Le Bestiaire d’Apollinaire et de Dufy

Dialogue de poèmes et de gravures

par ALPHONSE CUGIER
Publié le 10 mai 2019 à 16:07 Mise à jour le 16 mai 2019

Depuis l’aube des temps, l’animal n’a cessé de nourrir l’imaginaire de l’homme, jusqu’à devenir son miroir et son double, suscitant fables, allégories et questions sur le monde. Investi d’une charge symbolique, on lui a attribué des pouvoirs fabuleux, des vertus magiques, des influences bienfaisantes ou néfastes. Dans l’art médiéval, c’est le royaume du merveilleux et des monstres (licornes, dragons, chimères) qui prime.

En 1908, Guillaume Apollinaire publie un recueil de trente petits poèmes, quatrains et alexandrins, faisant de l’animal son confident : désir d’une vie paisible et rangée (le chat) ou sujette à la mélancolie (le hibou), art du poète à métamorphoser les choses (la chenille) ou à introduire un brin d’humour et de dérision (le paon).

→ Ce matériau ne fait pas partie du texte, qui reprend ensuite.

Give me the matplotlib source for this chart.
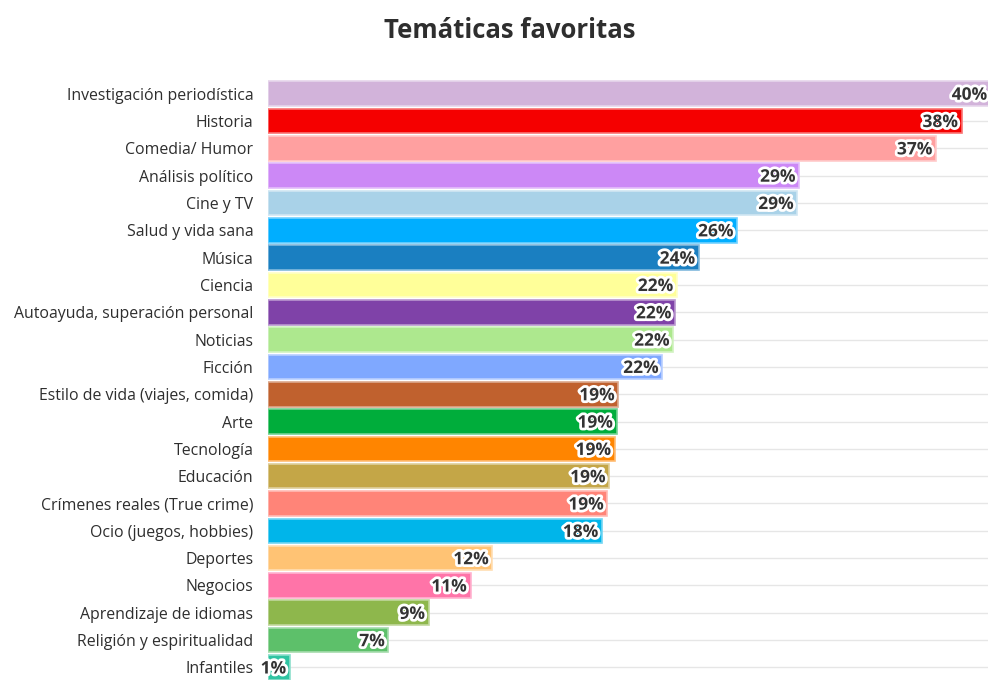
import matplotlib
matplotlib.use('Agg')
import matplotlib.pyplot as plt
import matplotlib.colors as mcolors
import matplotlib.patheffects as pe

# categories, top to bottom
temas = ['Investigación periodística', 'Historia', 'Comedia/ Humor', 'Análisis político',
         'Cine y TV', 'Salud y vida sana', 'Música', 'Ciencia',
         'Autoayuda, superación personal', 'Noticias', 'Ficción',
         'Estilo de vida (viajes, comida)', 'Arte', 'Tecnología', 'Educación',
         'Crímenes reales (True crime)', 'Ocio (juegos, hobbies)', 'Deportes',
         'Negocios', 'Aprendizaje de idiomas', 'Religión y espiritualidad', 'Infantiles']

# share in percent
porcentajes = [39.6, 38.0, 36.6, 29.1, 29.0, 25.7, 23.6, 22.4, 22.3, 22.2, 21.6,
               19.2, 19.1, 19.0, 18.7, 18.6, 18.3, 12.3, 11.1, 8.8, 6.6, 1.2]

colores = ['#D2B3DA', '#F50000', '#FFA0A0', '#CC88F6', '#A9D2E8', '#00AEFF',
           '#1A7FC1', '#FFFF99', '#7F42A8', '#ADE88E', '#7FA8FF', '#C0612E',
           '#00AD3B', '#FF8500', '#C4A647', '#FF8478', '#00B5EA', '#FFC374',
           '#FF74A8', '#8EB74C', '#5DC06A', '#2FC4A2']


def aclarar(c, f=0.45):
    r, g, b = mcolors.to_rgb(c)
    return (r + (1 - r) * f, g + (1 - g) * f, b + (1 - b) * f)


fig = plt.figure(figsize=(9.88, 6.8), dpi=100)
ax = fig.add_axes([268 / 988, 0, 1 - 268 / 988, (680 - 80) / 680])

pos = list(range(len(temas)))
ax.barh(pos, porcentajes, height=0.9, color=colores,
        edgecolor=[aclarar(c) for c in colores], linewidth=1.2, zorder=2)

ax.set_ylim(len(temas) - 1 + 0.46, -0.5)
ax.set_xlim(0, 39.45)

ax.set_yticks(pos)
ax.set_yticklabels(temas, fontsize=11.4, color='#2e2e2e', family='Open Sans')
ax.tick_params(axis='y', length=0, pad=10.5)
ax.set_xticks([])
ax.grid(axis='y', color='#e6e6e6', linewidth=1, zorder=0)
ax.set_axisbelow(True)
for s in ax.spines.values():
    s.set_visible(False)

# value labels with white halo
for y, v in zip(pos, porcentajes):
    ax.text(v - 0.2, y + 0.04, f'{v:.0f}%', ha='right', va='center', fontsize=12.5,
            fontweight='bold', color='#333333', family='Open Sans', zorder=3,
            clip_on=False,
            path_effects=[pe.withStroke(linewidth=4, foreground='white')])

fig.text(510 / 988, 1 - 30 / 680, 'Temáticas favoritas', ha='center', va='center',
         fontsize=18.5, fontweight='bold', color='#2e2e2e', family='Open Sans')

fig.savefig('out.png', dpi=100)
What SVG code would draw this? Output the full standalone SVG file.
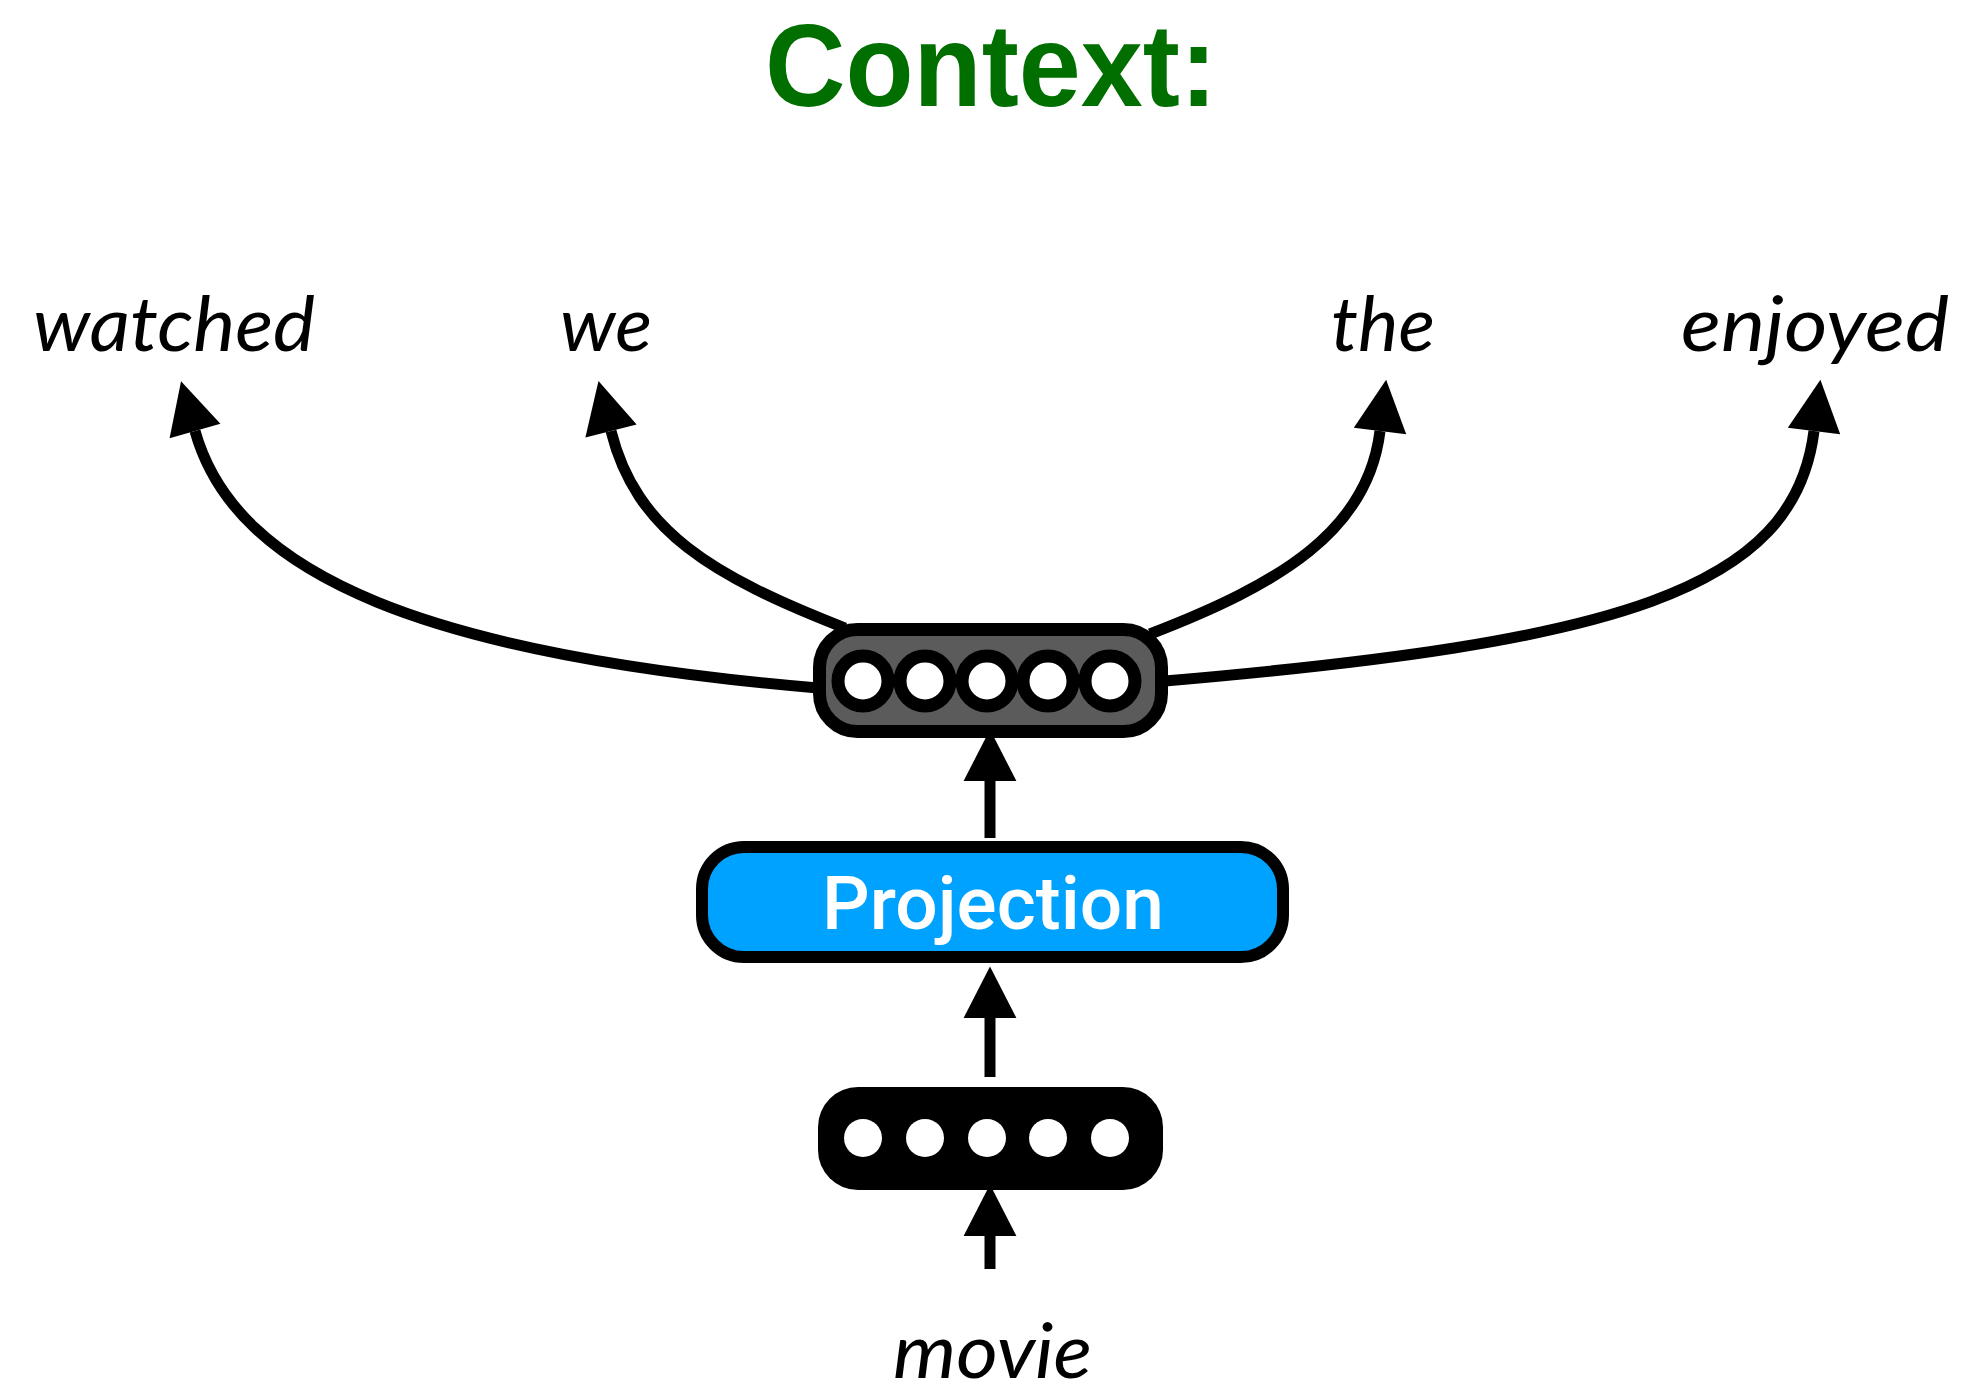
<svg xmlns="http://www.w3.org/2000/svg" width="1962" height="1394" viewBox="0 0 1962 1394">
  <defs>
    <marker id="head" markerUnits="userSpaceOnUse" markerWidth="60" markerHeight="60" viewBox="0 -25 44 50" refX="0" refY="0" orient="auto">
      <path d="M0,-22 L43,0 L0,22 Z" fill="#000"/>
    </marker>
    <style>
      .word { font-family: Lato, "Noto Sans", sans-serif; font-style: italic; font-size: 76px; fill: #000; }
      .link { fill: none; stroke: #000; stroke-width: 11; marker-end: url(#head); }
      .stem { fill: none; stroke: #000; stroke-width: 11; marker-end: url(#head); }
      .unit { fill: #fff; stroke: #000; stroke-width: 13; }
      .dot { fill: #fff; }
    </style>
  </defs>
  <rect width="1962" height="1394" fill="#fff"/>

  <!-- heading -->
  <text id="title" x="991" y="106" text-anchor="middle" textLength="452" lengthAdjust="spacingAndGlyphs" font-family="'Liberation Sans', Arial, sans-serif" font-weight="700" font-size="116" fill="#006f00">Context:</text>

  <!-- context words -->
  <g id="word-watched"><text class="word" x="33" y="351" textLength="282" lengthAdjust="spacingAndGlyphs">watched</text></g>
  <g id="word-we"><text class="word" x="560" y="351" textLength="92" lengthAdjust="spacingAndGlyphs">we</text></g>
  <g id="word-the"><text class="word" x="1331" y="351" textLength="104" lengthAdjust="spacingAndGlyphs">the</text></g>
  <g id="word-enjoyed"><text class="word" x="1681" y="351" textLength="268" lengthAdjust="spacingAndGlyphs">enjoyed</text></g>
  <g id="word-movie"><text class="word" x="893" y="1378" textLength="199" lengthAdjust="spacingAndGlyphs">movie</text></g>

  <!-- connectors -->
  <g id="connectors">
    <path class="link" d="M818,688 C430,655 236,577 195,431"/>
    <path class="link" d="M845,628 C712,576 636,531 611,431"/>
    <path class="link" d="M1150,634 C1280,584 1368,531 1380,431"/>
    <path class="link" d="M1165,681 C1617,642 1794,591 1814,431"/>
    <line class="stem" x1="990" y1="838" x2="990" y2="781"/>
    <line class="stem" x1="990" y1="1077" x2="990" y2="1018"/>
    <line class="stem" x1="990" y1="1269" x2="990" y2="1236"/>
  </g>

  <!-- hidden layer -->
  <g id="hidden">
    <rect x="819.5" y="629.5" width="342" height="102" rx="38" ry="38" fill="#5b5b5b" stroke="#000" stroke-width="13"/>
    <circle class="unit" cx="863" cy="681" r="25"/>
    <circle class="unit" cx="925" cy="681" r="25"/>
    <circle class="unit" cx="987" cy="681" r="25"/>
    <circle class="unit" cx="1048" cy="681" r="25"/>
    <circle class="unit" cx="1110" cy="681" r="25"/>
  </g>

  <!-- projection layer -->
  <g id="projection">
    <rect x="702" y="847" width="581" height="110" rx="42" ry="42" fill="#00a2ff" stroke="#000" stroke-width="12"/>
    <text x="993" y="929" text-anchor="middle" textLength="342" lengthAdjust="spacingAndGlyphs" font-family="Roboto, 'Liberation Sans', sans-serif" font-weight="500" font-size="75" fill="#fff">Projection</text>
  </g>

  <!-- input one-hot vector -->
  <g id="input">
    <rect x="818" y="1087" width="345" height="103" rx="40" ry="40" fill="#000"/>
    <circle class="dot" cx="863" cy="1138" r="19"/>
    <circle class="dot" cx="925" cy="1138" r="19"/>
    <circle class="dot" cx="987" cy="1138" r="19"/>
    <circle class="dot" cx="1048" cy="1138" r="19"/>
    <circle class="dot" cx="1110" cy="1138" r="19"/>
  </g>
</svg>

Apollinaire sublime son recueil en remplaçant les mythes, légendes et traditions populaires par la figure d’Orphée, poète joueur de lyre qui a brisé la frontière entre la vie et la mort en allant chercher aux Enfers celle qu’il aime, Eurydice. Son pouvoir d’enchantement agit sur les hommes et les dieux, les animaux, les arbres et les rochers.

Le poids du noir, le don du blanc

Rimes riches et riches gravures, les poèmes sont indissociables des estampes qui les accompagnent. Apollinaire nous fait découvrir un Raoul Dufy qui n’est pas que le peintre des marines, orchestres, champs de course et dont la palette de couleurs se déploie en toute liberté. Pour ce Bestiaire ou le Cortège d’Orphée, Dufy choisit la gravure sur bois (planches gravées en creux au ciseau ou à la gouge) et sa sensibilité de coloriste, transposée dans le noir et le blanc, s’exprime en prodigieux effets de contrastes ou en combinaisons subtiles.

Si Dufy ne néglige pas le monochrome (l’éléphant et le cheval dans les premiers états de la gravure), le plus souvent, il s’épanouit avec des réserves de blanc au sein d’un noir profond et chaleureux. Ce qu’il creuse, profile autant le contour que la lumineuse présence, à la fois humble et majestueuse, de l’animal. Les gravures de Dufy ont souvent été proposées en petit format, illustrations rabougries, réduites à de la décoration ; publiées dans leur taille originelle (33 x 25 cm), elles retrouvent leur magnificence.